The Harvard economist Joseph Schumpeter once observed that one servant is worth a thousand gadgets. Blackberries, I-Pods, and electric massagers may enhance satisfaction, but they hardly replace a loyal, competent servant. In the reading from I Corinthians today, Paul shares some insights into the Lord’s service.

The “us” to whom Paul refers as Christ’s servants is not meant to be all Christians, but those like himself who minister to the community. In Paul’s mind ministers directly serve Christ, not the people. This means that they take orders from the Lord and not from the faithful among whom they work. Of course, by not subjecting himself or herself to human authority, the minister risks becoming arrogant and autocratic. Paul, however, finds a safeguard in the criterion of trustworthiness. A true servant of Christ will prove himself or herself faultless in conduct and reliable in the execution of duty.

When servants of Christ fail the test – be it through extramarital sex, misappropriation of funds, or child abuse -- they give scandal to church members and, indeed, the world. They also will incur a stricter judgment than others from Christ when he comes in glory. In the passage today Paul seems to imply (but he can hardly mean) that the faithful are to look the other way when they see serious wrong-doing by their ministers. However, he certainly does intend that church members refrain from groundless criticism regarding Christ's servants.

Homilette for Thursday, September 4, 2008

Thursday of the Twenty-second Week in Ordinary Time

(Luke 5:1-11)

Pope John Paul II made a mighty impression on Washington Post reporter Haynes Johnson during the papal visit in 1979. Although the newsman had covered events and personalities for decades, Johnson was swept away by the pope’s energy, message, and sense of mission.

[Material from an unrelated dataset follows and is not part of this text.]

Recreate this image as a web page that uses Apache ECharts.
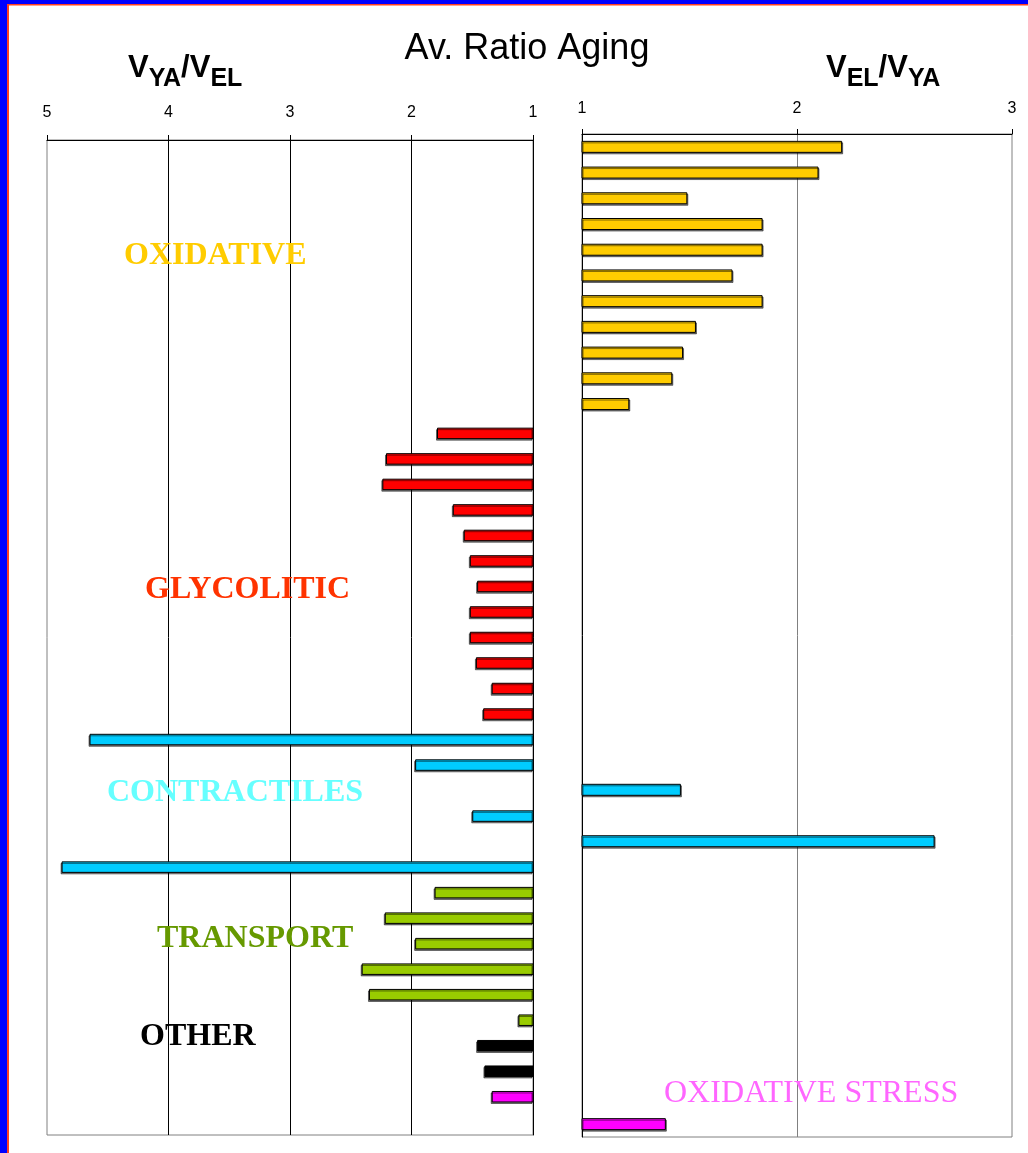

A confirmed Protestant, he simply stood in awe of the Catholic hierarch.

In the gospel today Peter shows an even great wonder for Jesus than Haynes Johnson’s for Pope John Paul. When he sees the tremendous catch of fish made at Jesus’ command, Peter prostrates before him. A commentator notes how Peter does not respond to Jesus as a fisherman saying, “’Why didn’t I know where the fish were?’” but as a human being before one whom he recognizes as Lord. Like the prophet Isaiah at his call or like any one human experiencing the holy, Peter must confess his unworthiness.

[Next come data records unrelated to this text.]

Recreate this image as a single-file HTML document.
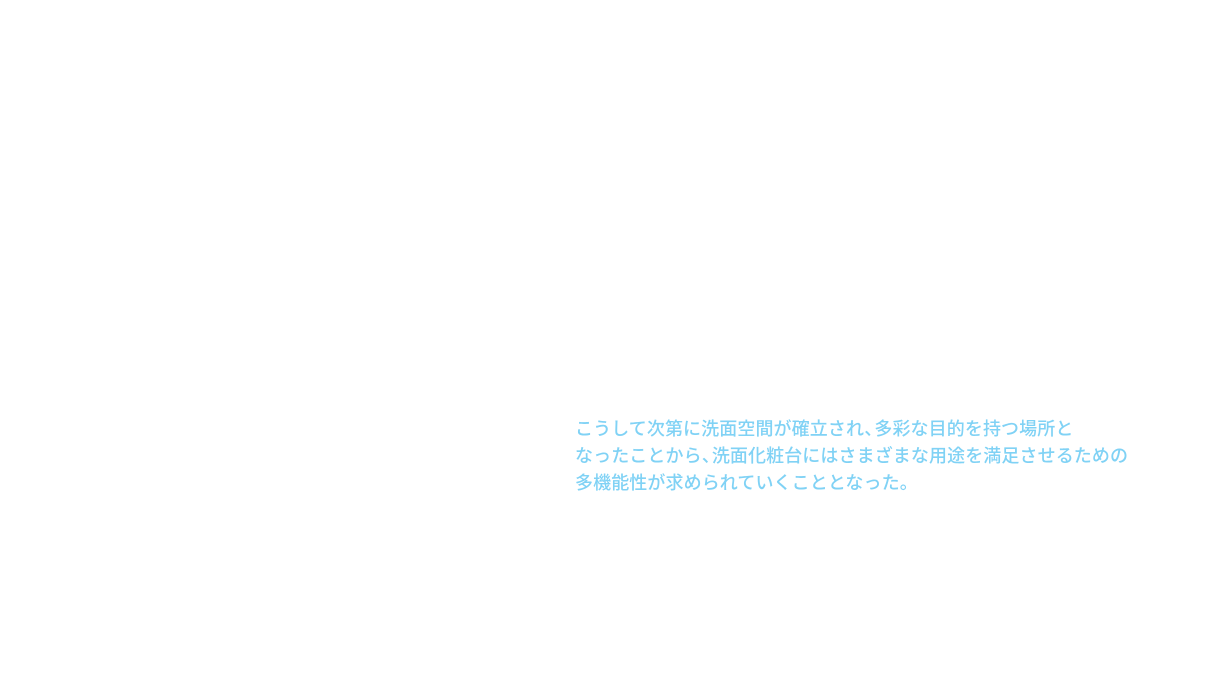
<!DOCTYPE html>
<html><head><meta charset="utf-8"><style>
body{margin:0;width:1216px;height:698px;background:#fff;overflow:hidden}
.t{position:absolute;left:575px;top:416px;font-family:"Liberation Sans","Noto Sans CJK JP",sans-serif;font-size:18px;font-weight:500;line-height:27px;letter-spacing:0.1px;color:#80d2f5;white-space:nowrap}
.c{margin-right:-8px}
</style></head><body>
<div class="t">こうして次第に洗面空間が確立され<span class="c">、</span>多彩な目的を持つ場所と<br>なったことから<span class="c">、</span>洗面化粧台にはさまざまな用途を満足させるための<br>多機能性が求められていくこととなった。</div>
</body></html>
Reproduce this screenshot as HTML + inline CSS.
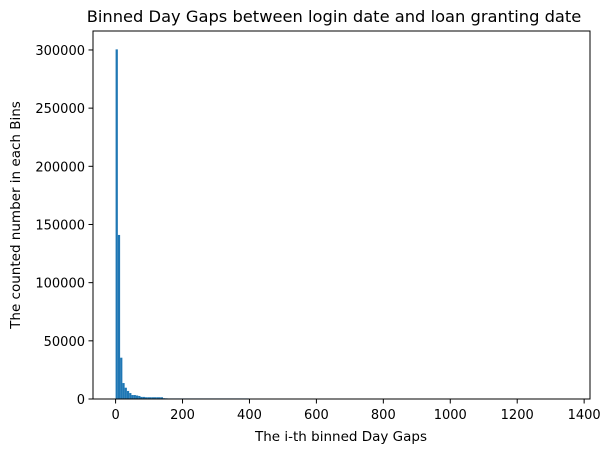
<!DOCTYPE html>
<html><head><meta charset="utf-8"><style>
body{margin:0;background:#fff;}
svg text{font-family:"DejaVu Sans","Liberation Sans",sans-serif;fill:#000;}
</style></head><body>
<svg id="chart" width="611" height="453">
<text x="334" y="22" font-size="16.3" text-anchor="middle">Binned Day Gaps between login date and loan granting date</text>
<g id="bars"></g>
<rect x="93" y="31" width="497" height="368" fill="none" stroke="#000" stroke-width="1"/>
<g id="xticks"></g>
<g id="yticks"></g>
<text x="341" y="441" font-size="13.5" text-anchor="middle">The i-th binned Day Gaps</text>
<text transform="translate(20,215) rotate(-90)" font-size="13.5" text-anchor="middle">The counted number in each Bins</text>
</svg>
<script>
const binWidth = 6.75;
const binCounts = [300500,141000,35500,13700,9700,6900,5100,3400,3400,3000,2600,1800,1800,1500,1500,1500,1500,1500,1500,1500,1500,700,600,500,500,500,500,500,500,500,500,500,500,500,500,500,500,500,500,500,500,500,500,500,500,500,500,500,500,500,500,500,500,500,500,500,500,500,500,0,0,300,0,0,300,0,0,250,250,250,250,0,0,300,0,0,0,0,0,0,0,0,0,0,0,0,0,0,0,0,0,0,0,0,0,0,250,0,0,0,0,0,0,250,0,0,0,0,0,0,0,0,0,0,0,0,0,0,0,0,0,0,0,0,0,0,0,0,0,0,0,0,0,0,0,0,0,0,0,0,0,0,0,0,0,0,0,0,0,0,0,0,0,0,0,0,0,0,0,0,0,0,0,0,0,0,0,0,0,0,0,0,0,0,0,0,0,0,0,0,0,0,0,0,0,0,0,0,0,0,0,0,0,0,0,0,0,0,0,0,0,0,0];
const xTicks = [0,200,400,600,800,1000,1200,1400];
const yTicks = [0,50000,100000,150000,200000,250000,300000];
const X0=93,X1=590,Y0=399,Y1=31,xmin=-67.5,xmax=1417.5,ymax=316300;
const ns="http://www.w3.org/2000/svg";
const sx=v=>X0+(v-xmin)/(xmax-xmin)*(X1-X0);
const sy=v=>Y0-v/ymax*(Y0-Y1);
const bars=document.getElementById('bars');
binCounts.forEach((c,i)=>{
  if(c<=0) return;
  const r=document.createElementNS(ns,'rect');
  const x=sx(i*binWidth), w=sx((i+1)*binWidth)-x;
  r.setAttribute('x',x);r.setAttribute('width',w);
  r.setAttribute('y',sy(c));r.setAttribute('height',Y0-sy(c));
  r.setAttribute('fill','#1f77b4');
  
  
  bars.appendChild(r);
});
const xg=document.getElementById('xticks');
xTicks.forEach(t=>{
  const x=sx(t);
  const l=document.createElementNS(ns,'line');
  l.setAttribute('x1',x);l.setAttribute('x2',x);l.setAttribute('y1',399);l.setAttribute('y2',403.5);l.setAttribute('stroke','#000');
  
  
  xg.appendChild(l);
  const tx=document.createElementNS(ns,'text');
  tx.setAttribute('x',x);tx.setAttribute('y',419);tx.setAttribute('font-size','13');tx.setAttribute('text-anchor','middle');
  tx.textContent=t;
  
  
  xg.appendChild(tx);
});
const yg=document.getElementById('yticks');
yTicks.forEach(t=>{
  const y=sy(t);
  const l=document.createElementNS(ns,'line');
  l.setAttribute('x1',88.5);l.setAttribute('x2',93);l.setAttribute('y1',y);l.setAttribute('y2',y);l.setAttribute('stroke','#000');
  
  
  yg.appendChild(l);
  const tx=document.createElementNS(ns,'text');
  tx.setAttribute('x',85);tx.setAttribute('y',y+5);tx.setAttribute('font-size','13');tx.setAttribute('text-anchor','end');
  tx.textContent=t;
  
  
  yg.appendChild(tx);
});
</script>
</body></html>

In our attempt to understand Jesus as human, we often miss the fundamental insight of the apostles and the gospels. Jesus certainly was subject to human limitations, but his co-existing divine nature enabled him to stand out as Lord of the universe. Only as such does following him today make sense. The gospel states that Peter and company “left everything and followed him.” We have to at least leave behind our wanton desires in our following.

Homilette for Wednesday, September 3, 2008

Memorial of Saint Gregory the Great, pope and doctor of the Church

(Luke 4:38-44)

When Jesus retreats to a deserted place, we may conclude that he is going there to pray. However, the evangelist Luke has a different scenario in mind. The devil tempted Jesus in a desert place earlier in the gospel. Here the people come to tempt him again.

Jesus has successfully met the people’s needs. He spoke with an authority that left them astonished. He also cast out their maddening demons and cured their various types of diseases. Who wouldn’t want such a prophet to stay among them? The gospel does not mention how the people try to prevent Jesus from leaving them, but we can imagine them making offers difficult to refuse. They may tempt him with a life-tenure as rabbi of their synagogue. Or perhaps they propose the hand in marriage of the beautiful daughter of the town’s richest merchant! These kinds of deals would at least interest many of us.

But Jesus knows that he is no local teacher. No, he has come to tell the world about the Kingdom of God, indeed to inaugurate it with words, deeds, and ultimately with his life. He is not to be deterred by temptations of power, pleasure, or prestige. Jesus presents us here with an example and an assurance. We must know what we are about as Christians in the world and not let ourselves be led astray by temptations. There should be very little, if any at all, of following one’s fancy among us. Equally helpful, Jesus assures us that he has come to save us and will not allow anything to stop that from happening.